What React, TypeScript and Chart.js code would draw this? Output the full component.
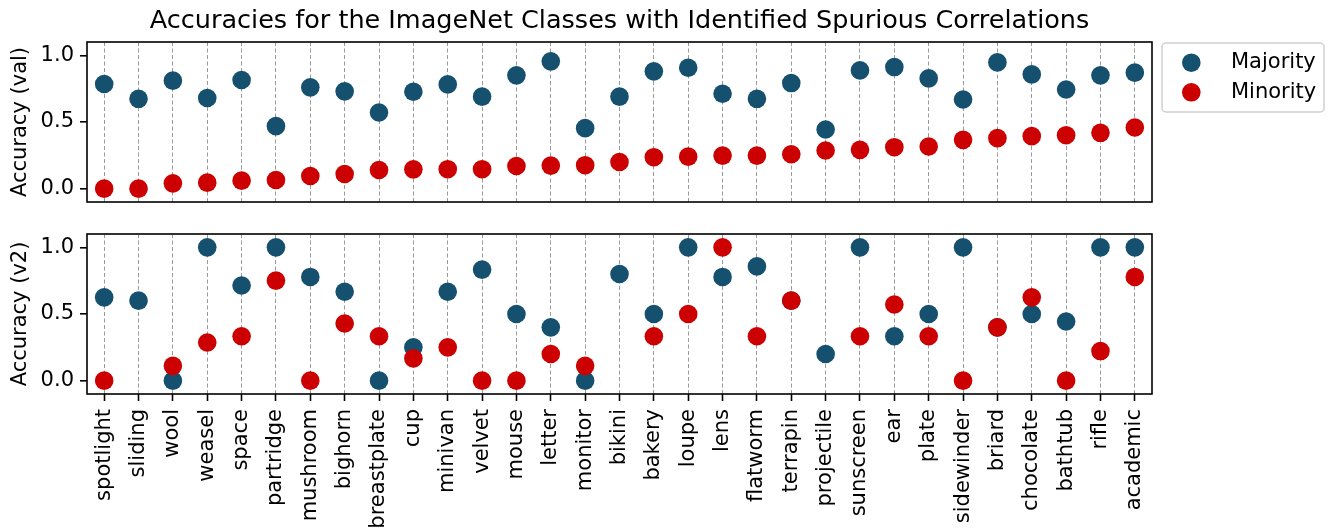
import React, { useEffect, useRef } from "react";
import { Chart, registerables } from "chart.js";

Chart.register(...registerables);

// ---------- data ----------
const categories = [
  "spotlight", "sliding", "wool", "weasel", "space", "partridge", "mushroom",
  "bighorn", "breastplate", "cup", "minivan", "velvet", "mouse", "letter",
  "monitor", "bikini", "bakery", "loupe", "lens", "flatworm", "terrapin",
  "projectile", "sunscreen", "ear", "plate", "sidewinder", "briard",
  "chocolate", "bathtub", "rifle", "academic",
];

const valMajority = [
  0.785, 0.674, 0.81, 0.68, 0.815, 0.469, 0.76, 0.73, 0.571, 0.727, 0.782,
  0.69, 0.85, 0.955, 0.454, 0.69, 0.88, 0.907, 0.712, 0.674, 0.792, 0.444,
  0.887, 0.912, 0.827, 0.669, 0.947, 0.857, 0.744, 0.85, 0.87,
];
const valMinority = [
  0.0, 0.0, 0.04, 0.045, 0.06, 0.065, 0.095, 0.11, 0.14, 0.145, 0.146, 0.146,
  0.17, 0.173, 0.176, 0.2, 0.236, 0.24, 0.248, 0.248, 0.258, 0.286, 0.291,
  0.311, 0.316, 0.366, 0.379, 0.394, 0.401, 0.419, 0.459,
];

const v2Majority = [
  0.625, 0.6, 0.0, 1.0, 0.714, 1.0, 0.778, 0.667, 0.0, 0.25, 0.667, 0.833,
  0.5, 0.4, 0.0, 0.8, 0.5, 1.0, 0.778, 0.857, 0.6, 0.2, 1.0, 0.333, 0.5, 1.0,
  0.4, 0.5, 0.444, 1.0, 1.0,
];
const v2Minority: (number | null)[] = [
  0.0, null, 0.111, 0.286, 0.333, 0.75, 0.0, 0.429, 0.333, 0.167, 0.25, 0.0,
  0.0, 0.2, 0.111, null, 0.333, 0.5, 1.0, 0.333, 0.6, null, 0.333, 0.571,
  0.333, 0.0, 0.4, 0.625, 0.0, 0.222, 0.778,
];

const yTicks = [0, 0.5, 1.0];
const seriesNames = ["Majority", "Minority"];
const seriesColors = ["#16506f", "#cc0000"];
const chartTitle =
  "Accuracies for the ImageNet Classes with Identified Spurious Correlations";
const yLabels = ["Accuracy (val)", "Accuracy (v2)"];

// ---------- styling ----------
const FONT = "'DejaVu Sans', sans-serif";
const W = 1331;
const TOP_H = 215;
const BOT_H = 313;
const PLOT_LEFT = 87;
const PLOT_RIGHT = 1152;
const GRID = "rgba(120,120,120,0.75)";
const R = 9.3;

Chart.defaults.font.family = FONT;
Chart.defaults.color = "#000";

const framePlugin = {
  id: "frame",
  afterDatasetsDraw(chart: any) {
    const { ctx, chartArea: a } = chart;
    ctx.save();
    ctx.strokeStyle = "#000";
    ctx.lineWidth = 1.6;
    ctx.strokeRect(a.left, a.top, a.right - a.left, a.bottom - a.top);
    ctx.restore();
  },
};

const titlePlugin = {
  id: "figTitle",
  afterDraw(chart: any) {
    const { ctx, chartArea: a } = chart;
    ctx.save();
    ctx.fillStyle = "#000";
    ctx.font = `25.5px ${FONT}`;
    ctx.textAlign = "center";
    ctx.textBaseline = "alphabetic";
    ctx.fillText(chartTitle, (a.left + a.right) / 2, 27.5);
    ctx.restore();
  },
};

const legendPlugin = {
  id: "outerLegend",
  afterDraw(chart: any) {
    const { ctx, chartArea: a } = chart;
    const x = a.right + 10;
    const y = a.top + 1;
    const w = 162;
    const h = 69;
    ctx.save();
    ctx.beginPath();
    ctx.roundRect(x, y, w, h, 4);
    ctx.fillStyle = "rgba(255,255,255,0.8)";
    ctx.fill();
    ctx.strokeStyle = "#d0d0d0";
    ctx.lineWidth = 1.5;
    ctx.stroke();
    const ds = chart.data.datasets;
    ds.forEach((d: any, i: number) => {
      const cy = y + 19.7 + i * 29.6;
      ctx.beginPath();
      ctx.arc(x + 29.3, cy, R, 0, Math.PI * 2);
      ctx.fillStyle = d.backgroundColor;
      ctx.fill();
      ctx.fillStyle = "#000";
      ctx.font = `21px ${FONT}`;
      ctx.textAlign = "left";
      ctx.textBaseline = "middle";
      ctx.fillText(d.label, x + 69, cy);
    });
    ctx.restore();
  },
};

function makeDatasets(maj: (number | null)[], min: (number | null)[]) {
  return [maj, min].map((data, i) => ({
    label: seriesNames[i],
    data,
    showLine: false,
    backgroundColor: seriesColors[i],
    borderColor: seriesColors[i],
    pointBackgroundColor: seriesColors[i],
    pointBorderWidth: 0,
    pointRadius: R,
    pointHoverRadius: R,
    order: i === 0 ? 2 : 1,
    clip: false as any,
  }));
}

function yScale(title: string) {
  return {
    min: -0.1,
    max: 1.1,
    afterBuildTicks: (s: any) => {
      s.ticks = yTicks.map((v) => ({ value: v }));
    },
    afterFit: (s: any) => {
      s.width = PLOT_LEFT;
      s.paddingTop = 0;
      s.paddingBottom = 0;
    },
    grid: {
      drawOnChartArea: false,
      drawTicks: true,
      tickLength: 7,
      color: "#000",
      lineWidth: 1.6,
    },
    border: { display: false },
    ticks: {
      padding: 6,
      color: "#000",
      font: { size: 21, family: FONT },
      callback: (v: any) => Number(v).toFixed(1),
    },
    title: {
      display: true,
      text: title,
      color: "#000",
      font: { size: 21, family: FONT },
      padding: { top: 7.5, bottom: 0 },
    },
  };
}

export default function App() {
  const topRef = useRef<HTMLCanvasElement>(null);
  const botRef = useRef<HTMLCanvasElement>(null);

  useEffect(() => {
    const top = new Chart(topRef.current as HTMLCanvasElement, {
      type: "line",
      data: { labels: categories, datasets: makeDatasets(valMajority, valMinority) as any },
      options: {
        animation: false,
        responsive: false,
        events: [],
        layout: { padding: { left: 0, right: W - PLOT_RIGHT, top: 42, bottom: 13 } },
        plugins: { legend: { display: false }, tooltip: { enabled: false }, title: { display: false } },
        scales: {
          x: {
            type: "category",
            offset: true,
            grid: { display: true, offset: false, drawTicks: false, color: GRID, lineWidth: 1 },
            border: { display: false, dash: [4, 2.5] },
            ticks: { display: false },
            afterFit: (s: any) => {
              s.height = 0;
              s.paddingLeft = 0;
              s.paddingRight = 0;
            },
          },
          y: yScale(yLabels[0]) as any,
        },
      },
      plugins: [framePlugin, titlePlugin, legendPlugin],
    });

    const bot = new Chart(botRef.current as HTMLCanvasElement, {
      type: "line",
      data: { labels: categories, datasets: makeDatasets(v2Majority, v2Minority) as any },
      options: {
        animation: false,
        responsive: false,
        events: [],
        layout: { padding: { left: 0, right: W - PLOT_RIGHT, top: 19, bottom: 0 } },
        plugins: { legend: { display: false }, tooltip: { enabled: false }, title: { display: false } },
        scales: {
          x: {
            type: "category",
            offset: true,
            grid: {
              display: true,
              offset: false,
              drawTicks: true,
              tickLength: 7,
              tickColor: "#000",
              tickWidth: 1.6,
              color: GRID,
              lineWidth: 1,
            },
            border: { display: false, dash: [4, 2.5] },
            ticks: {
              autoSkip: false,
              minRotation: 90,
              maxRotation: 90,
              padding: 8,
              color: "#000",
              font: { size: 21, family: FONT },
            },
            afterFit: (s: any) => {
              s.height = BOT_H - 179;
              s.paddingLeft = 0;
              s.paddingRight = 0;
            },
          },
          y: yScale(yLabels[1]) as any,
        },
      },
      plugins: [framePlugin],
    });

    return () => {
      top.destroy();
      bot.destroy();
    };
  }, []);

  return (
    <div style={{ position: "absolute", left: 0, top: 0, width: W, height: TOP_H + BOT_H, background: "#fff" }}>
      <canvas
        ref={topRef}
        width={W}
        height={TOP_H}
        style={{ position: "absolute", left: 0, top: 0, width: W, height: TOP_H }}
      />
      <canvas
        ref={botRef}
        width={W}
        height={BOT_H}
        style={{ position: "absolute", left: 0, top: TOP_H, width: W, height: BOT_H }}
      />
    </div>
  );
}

WHAT IS EXPECTED:
Write out exactly the lines between the start of the data and the line with "Chart.register(...registerables);", including both, but none of the pictures.

FINISHED TASK:
What React, TypeScript and Chart.js code would draw this? Output the full component.
import React, { useEffect, useRef } from "react";
import { Chart, registerables } from "chart.js";

Chart.register(...registerables);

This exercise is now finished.